* start Collected data *

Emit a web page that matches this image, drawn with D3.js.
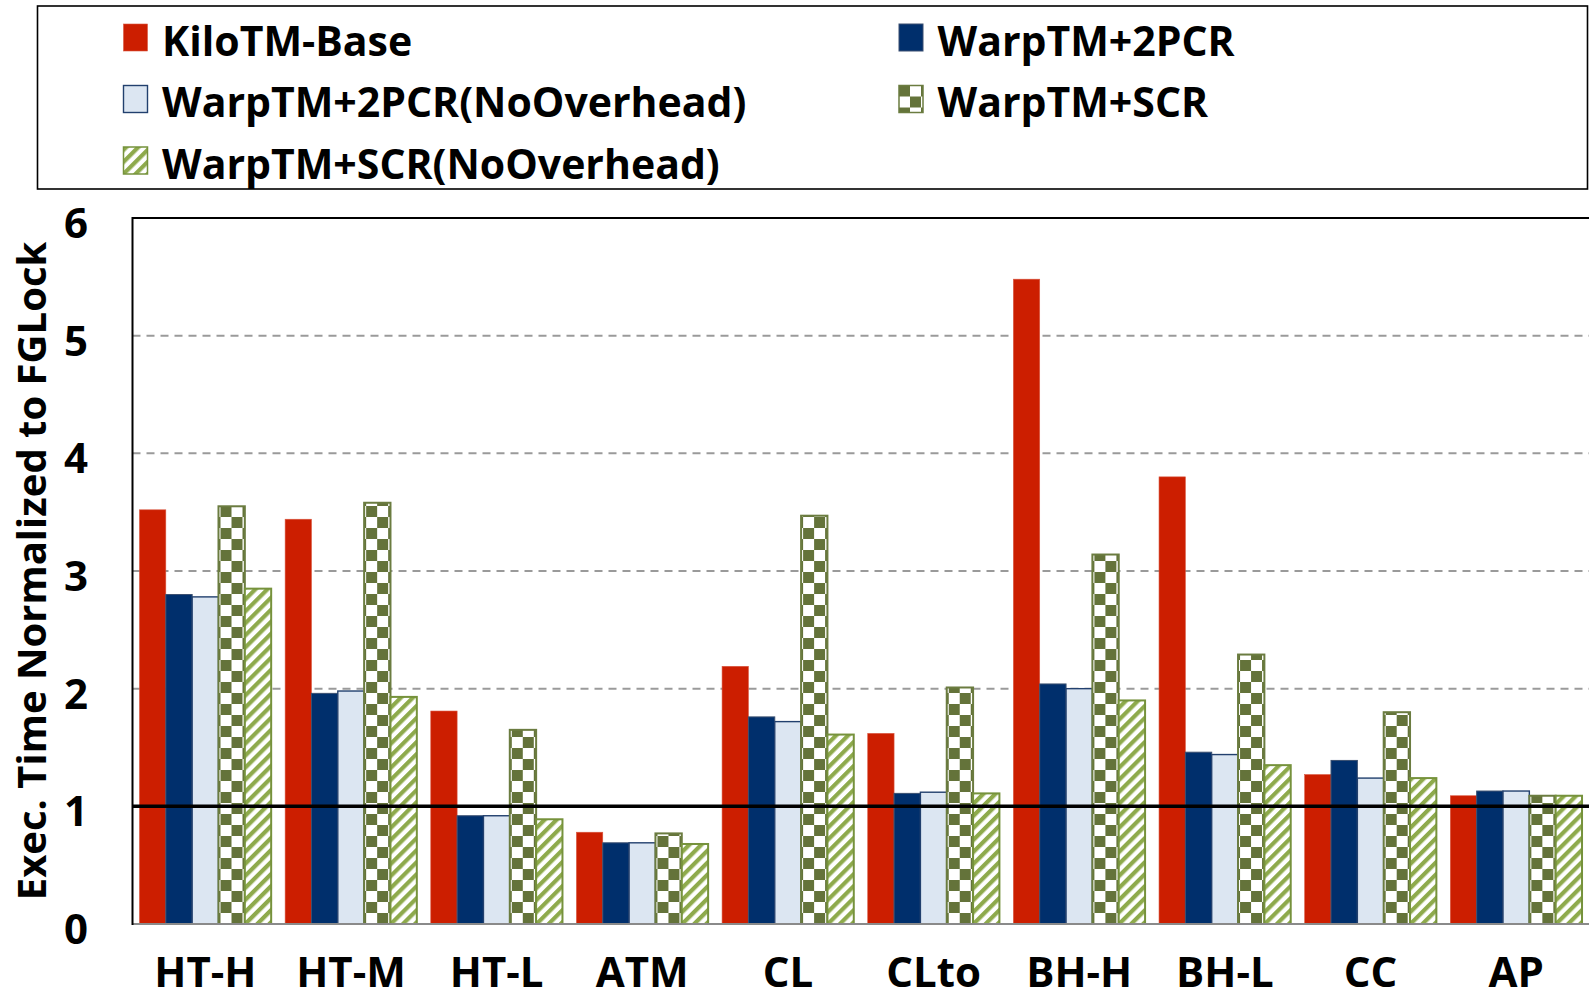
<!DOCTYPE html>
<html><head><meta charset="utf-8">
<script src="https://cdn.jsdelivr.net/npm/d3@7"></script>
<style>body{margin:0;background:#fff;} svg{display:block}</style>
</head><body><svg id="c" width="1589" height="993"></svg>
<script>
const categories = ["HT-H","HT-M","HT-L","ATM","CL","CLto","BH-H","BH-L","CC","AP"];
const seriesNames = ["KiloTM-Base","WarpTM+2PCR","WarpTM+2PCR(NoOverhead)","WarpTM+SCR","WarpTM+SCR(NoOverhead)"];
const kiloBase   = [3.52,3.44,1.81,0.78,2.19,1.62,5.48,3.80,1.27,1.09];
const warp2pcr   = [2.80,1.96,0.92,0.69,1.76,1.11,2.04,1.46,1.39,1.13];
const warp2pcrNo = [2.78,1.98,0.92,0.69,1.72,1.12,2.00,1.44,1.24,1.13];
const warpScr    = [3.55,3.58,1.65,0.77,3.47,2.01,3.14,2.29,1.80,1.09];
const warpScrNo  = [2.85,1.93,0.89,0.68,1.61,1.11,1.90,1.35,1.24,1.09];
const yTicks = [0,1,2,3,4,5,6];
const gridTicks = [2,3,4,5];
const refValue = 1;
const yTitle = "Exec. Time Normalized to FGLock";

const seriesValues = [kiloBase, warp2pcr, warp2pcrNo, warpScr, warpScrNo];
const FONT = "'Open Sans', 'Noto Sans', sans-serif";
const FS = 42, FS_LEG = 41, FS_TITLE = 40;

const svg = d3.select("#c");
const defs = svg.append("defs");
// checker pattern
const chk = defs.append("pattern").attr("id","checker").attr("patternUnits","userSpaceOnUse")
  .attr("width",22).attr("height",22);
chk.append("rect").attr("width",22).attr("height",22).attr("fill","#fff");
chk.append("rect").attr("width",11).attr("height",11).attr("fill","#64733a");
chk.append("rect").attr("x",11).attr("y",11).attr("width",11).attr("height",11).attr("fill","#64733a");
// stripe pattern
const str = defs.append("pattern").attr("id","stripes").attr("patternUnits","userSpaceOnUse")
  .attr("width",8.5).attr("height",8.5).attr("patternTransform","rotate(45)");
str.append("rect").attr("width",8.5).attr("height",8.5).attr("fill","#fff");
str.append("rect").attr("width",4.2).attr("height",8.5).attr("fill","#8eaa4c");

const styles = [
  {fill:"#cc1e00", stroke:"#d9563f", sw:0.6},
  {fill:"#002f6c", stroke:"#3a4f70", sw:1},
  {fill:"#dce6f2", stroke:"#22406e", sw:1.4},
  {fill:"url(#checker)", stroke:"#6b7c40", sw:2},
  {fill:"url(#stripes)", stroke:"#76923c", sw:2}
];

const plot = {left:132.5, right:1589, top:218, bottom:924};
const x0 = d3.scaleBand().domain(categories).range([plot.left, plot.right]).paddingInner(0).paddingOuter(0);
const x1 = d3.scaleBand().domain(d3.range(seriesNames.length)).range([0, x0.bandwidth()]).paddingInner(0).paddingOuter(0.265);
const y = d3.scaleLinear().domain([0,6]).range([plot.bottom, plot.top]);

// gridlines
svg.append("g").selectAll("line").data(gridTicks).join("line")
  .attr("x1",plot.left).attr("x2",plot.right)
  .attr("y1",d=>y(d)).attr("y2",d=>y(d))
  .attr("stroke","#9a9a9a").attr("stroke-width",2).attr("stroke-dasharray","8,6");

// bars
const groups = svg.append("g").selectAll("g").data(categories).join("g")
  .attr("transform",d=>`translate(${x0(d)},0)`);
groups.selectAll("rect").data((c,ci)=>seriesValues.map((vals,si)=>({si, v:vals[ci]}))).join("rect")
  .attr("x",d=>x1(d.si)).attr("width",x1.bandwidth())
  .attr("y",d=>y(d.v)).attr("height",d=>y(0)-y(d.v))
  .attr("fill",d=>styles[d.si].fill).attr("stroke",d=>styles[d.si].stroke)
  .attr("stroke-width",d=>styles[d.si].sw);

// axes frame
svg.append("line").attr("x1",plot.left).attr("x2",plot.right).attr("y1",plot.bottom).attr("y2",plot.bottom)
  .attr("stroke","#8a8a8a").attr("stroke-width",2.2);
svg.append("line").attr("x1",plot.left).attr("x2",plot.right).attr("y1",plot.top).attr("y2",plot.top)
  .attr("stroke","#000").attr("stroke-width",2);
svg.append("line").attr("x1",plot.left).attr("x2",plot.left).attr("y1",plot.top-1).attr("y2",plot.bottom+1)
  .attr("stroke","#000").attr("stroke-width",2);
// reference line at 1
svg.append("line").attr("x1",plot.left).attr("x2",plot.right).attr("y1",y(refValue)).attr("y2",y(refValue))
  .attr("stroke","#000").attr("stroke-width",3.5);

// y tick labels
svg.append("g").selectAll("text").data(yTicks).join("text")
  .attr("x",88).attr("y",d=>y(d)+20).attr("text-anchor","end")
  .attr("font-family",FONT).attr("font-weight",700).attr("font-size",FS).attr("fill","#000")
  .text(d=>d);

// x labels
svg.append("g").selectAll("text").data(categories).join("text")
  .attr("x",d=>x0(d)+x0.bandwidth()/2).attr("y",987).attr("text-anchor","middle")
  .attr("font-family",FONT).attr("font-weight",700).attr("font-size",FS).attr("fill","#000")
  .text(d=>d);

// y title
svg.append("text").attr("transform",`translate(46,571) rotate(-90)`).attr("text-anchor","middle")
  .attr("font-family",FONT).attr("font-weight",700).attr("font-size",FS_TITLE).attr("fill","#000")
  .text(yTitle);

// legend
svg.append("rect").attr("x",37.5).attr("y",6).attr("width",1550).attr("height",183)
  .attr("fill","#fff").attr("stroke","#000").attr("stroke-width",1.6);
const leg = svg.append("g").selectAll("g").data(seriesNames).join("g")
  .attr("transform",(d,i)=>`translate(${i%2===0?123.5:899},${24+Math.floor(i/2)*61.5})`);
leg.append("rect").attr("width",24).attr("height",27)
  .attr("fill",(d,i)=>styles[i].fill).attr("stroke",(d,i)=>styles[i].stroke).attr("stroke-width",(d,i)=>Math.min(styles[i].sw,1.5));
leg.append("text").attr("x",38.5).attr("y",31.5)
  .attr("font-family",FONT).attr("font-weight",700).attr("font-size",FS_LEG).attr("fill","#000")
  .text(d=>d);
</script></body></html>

* end Collected data *

**Exercise directions:**
Write out nothing but the lines from the start of the data through the line with "Time Normalized to". Leave out the pictures.

**Answer for this exercise:**
Emit a web page that matches this image, drawn with D3.js.
<!DOCTYPE html>
<html><head><meta charset="utf-8">
<script src="https://cdn.jsdelivr.net/npm/d3@7"></script>
<style>body{margin:0;background:#fff;} svg{display:block}</style>
</head><body><svg id="c" width="1589" height="993"></svg>
<script>
const categories = ["HT-H","HT-M","HT-L","ATM","CL","CLto","BH-H","BH-L","CC","AP"];
const seriesNames = ["KiloTM-Base","WarpTM+2PCR","WarpTM+2PCR(NoOverhead)","WarpTM+SCR","WarpTM+SCR(NoOverhead)"];
const kiloBase   = [3.52,3.44,1.81,0.78,2.19,1.62,5.48,3.80,1.27,1.09];
const warp2pcr   = [2.80,1.96,0.92,0.69,1.76,1.11,2.04,1.46,1.39,1.13];
const warp2pcrNo = [2.78,1.98,0.92,0.69,1.72,1.12,2.00,1.44,1.24,1.13];
const warpScr    = [3.55,3.58,1.65,0.77,3.47,2.01,3.14,2.29,1.80,1.09];
const warpScrNo  = [2.85,1.93,0.89,0.68,1.61,1.11,1.90,1.35,1.24,1.09];
const yTicks = [0,1,2,3,4,5,6];
const gridTicks = [2,3,4,5];
const refValue = 1;
const yTitle = "Exec. Time Normalized to FGLock";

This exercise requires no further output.